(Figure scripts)
— Start —

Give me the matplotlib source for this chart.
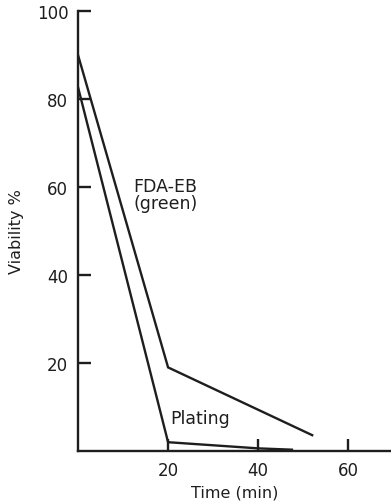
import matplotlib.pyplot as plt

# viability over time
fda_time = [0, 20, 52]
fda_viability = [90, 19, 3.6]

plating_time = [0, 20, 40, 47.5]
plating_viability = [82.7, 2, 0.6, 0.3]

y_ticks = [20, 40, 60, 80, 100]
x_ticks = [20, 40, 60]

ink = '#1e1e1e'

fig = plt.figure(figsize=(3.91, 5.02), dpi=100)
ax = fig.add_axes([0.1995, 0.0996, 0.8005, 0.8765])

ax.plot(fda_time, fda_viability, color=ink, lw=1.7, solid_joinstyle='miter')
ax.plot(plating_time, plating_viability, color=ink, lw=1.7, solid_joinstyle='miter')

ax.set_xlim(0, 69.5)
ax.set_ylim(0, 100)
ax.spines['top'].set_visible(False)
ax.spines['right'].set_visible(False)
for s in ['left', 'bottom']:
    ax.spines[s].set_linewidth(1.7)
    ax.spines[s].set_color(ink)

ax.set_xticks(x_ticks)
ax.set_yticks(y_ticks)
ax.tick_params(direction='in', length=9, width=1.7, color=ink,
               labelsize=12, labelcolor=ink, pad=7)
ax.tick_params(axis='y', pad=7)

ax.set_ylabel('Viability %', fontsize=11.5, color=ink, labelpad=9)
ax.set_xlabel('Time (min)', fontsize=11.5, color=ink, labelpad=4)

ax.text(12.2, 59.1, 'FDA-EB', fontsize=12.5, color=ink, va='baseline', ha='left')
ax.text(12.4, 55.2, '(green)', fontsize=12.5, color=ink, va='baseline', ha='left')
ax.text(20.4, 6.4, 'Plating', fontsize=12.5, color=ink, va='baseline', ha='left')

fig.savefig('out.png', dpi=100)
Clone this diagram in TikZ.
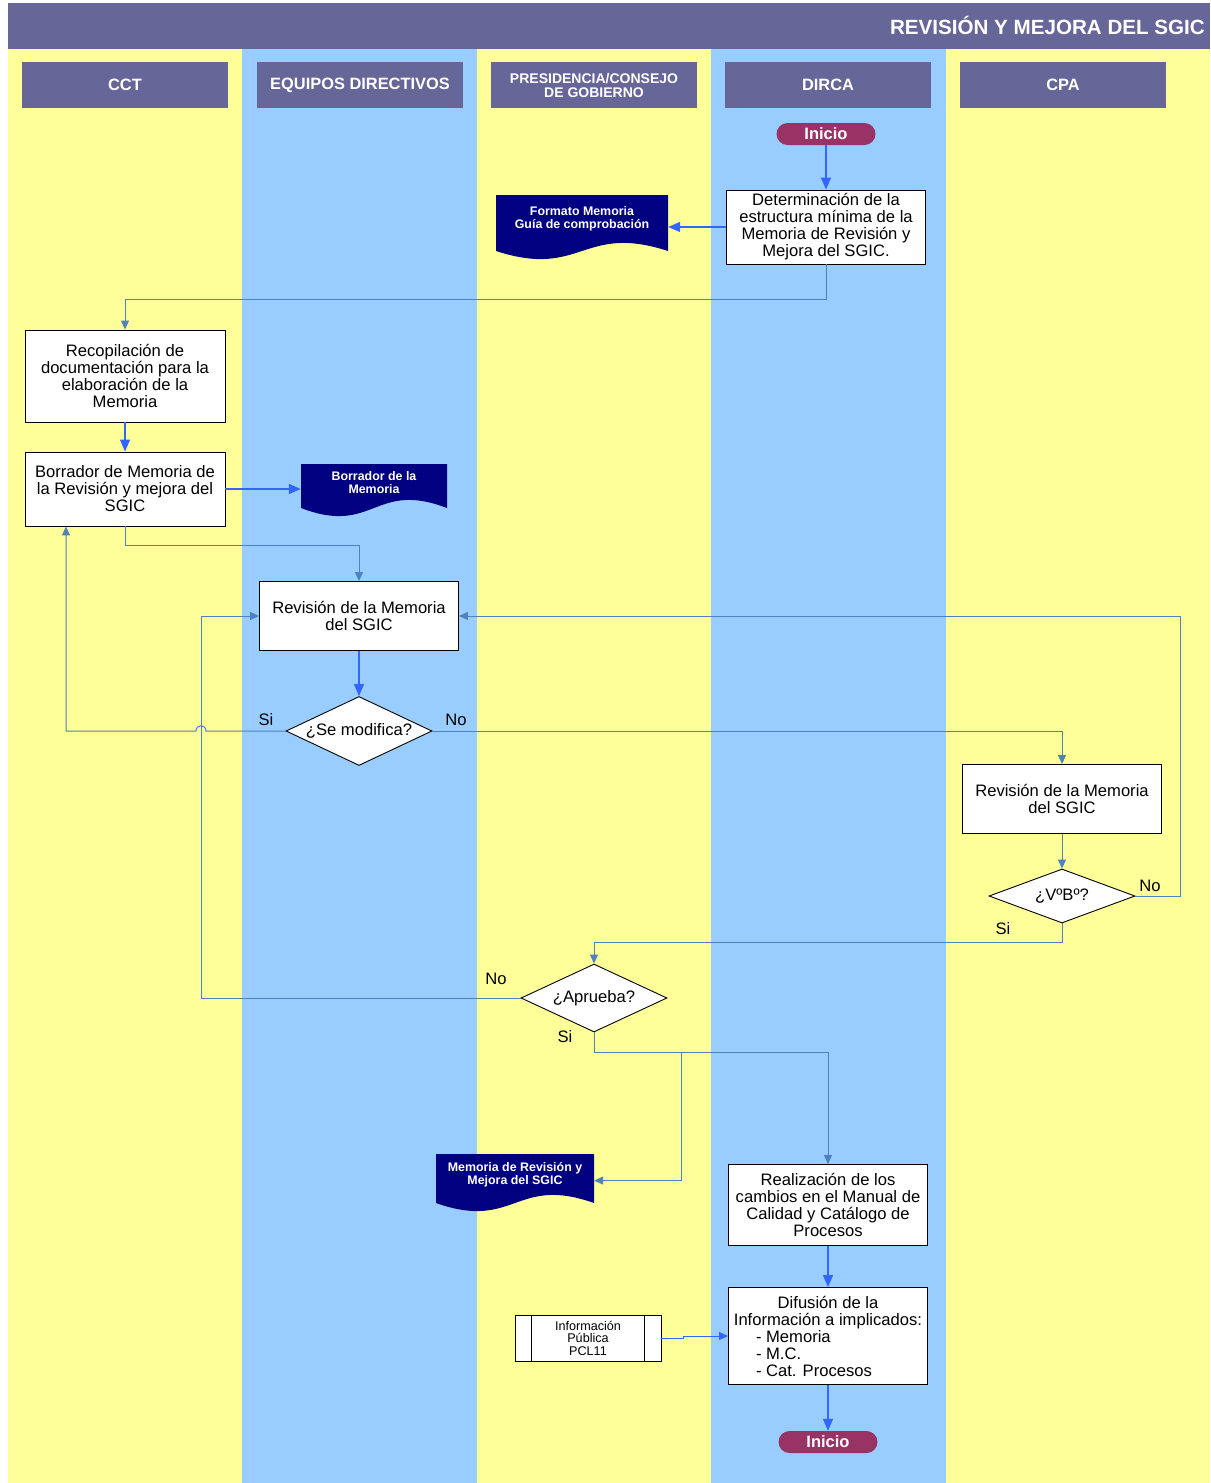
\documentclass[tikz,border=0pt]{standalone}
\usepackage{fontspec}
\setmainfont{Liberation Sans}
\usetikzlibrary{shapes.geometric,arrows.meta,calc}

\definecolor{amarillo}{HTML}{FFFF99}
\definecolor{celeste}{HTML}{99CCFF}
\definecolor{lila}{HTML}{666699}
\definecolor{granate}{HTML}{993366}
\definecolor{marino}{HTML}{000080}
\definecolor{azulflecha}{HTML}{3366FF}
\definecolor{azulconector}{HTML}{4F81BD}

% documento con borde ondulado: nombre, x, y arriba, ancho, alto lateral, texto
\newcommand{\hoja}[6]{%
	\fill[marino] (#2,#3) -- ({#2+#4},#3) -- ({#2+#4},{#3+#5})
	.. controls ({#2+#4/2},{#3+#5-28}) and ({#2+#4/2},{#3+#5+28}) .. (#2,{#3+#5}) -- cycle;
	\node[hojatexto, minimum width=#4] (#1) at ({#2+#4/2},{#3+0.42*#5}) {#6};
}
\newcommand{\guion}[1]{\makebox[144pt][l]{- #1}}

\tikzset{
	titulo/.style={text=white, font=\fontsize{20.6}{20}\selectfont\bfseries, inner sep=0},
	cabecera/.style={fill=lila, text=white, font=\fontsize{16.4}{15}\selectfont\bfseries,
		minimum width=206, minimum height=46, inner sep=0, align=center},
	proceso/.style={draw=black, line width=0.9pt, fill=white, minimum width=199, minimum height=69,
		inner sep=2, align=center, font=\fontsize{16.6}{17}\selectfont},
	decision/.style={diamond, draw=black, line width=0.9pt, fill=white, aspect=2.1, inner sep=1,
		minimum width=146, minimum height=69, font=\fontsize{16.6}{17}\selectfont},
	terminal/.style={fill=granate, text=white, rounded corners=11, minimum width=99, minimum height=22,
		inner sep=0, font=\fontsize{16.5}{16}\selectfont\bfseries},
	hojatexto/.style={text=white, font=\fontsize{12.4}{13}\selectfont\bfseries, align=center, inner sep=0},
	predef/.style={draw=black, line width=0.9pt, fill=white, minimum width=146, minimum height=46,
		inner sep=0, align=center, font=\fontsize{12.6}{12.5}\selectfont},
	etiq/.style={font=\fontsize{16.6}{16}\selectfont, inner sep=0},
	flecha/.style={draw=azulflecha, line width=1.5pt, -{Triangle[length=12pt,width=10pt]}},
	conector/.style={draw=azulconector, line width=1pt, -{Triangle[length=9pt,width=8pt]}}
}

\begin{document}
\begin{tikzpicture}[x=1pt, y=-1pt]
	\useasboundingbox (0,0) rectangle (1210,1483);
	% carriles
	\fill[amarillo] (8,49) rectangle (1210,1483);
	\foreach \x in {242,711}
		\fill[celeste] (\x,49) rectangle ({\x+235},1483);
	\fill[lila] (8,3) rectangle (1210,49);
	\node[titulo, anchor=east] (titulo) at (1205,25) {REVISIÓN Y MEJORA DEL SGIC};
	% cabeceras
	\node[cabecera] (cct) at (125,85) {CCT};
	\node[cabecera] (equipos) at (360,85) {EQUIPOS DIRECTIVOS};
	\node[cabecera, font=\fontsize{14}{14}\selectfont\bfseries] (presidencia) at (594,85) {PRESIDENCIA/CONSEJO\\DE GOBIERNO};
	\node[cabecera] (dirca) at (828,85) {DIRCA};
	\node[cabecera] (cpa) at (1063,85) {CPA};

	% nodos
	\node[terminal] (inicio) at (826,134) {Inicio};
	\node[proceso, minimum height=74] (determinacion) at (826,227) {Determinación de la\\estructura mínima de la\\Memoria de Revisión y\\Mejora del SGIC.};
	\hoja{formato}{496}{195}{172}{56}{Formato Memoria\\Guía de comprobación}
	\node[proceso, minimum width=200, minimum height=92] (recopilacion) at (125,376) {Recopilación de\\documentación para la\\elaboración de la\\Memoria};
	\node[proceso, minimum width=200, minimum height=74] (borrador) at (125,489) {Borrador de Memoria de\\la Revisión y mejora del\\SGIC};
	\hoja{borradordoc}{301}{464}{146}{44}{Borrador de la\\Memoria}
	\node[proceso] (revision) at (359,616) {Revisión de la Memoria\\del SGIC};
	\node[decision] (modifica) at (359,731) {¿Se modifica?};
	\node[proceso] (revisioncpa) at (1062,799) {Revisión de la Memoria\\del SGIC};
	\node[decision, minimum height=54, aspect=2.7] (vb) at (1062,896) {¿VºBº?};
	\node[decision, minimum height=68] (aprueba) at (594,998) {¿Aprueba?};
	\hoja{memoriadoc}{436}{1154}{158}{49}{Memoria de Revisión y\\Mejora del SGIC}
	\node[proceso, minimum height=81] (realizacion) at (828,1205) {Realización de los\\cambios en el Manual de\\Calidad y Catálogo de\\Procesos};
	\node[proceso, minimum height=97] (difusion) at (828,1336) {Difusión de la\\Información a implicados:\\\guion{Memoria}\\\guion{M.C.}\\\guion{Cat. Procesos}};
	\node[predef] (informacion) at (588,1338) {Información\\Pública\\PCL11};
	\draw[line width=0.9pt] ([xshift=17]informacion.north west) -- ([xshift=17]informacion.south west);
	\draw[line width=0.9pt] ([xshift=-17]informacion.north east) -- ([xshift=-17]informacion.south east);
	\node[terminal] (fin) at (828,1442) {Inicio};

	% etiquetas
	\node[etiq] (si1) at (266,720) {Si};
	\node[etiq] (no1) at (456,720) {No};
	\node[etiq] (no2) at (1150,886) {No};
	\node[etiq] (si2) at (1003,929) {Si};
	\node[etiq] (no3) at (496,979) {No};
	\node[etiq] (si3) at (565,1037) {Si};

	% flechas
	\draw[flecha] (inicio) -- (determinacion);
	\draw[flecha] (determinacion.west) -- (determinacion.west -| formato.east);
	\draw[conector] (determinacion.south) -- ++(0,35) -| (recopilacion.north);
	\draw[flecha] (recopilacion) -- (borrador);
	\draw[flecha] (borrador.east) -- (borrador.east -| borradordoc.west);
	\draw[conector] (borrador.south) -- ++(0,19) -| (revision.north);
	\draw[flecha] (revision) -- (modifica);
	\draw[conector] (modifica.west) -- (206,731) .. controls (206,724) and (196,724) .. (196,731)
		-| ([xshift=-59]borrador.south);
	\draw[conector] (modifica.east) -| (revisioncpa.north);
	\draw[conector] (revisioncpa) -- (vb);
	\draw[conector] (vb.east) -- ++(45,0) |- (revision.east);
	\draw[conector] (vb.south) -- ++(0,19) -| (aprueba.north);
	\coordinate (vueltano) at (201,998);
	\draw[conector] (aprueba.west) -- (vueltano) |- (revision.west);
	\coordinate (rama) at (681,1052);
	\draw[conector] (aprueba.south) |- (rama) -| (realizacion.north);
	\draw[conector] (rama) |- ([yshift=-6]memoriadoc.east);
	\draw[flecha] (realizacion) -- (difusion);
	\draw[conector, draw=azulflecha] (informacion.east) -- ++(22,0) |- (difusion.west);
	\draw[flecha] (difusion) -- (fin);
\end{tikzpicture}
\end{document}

— End —

Written instruction -
Copy each line from the records above that includes the string "this".

Exercise output -
Give me the matplotlib source for this chart.
Clone this diagram in TikZ.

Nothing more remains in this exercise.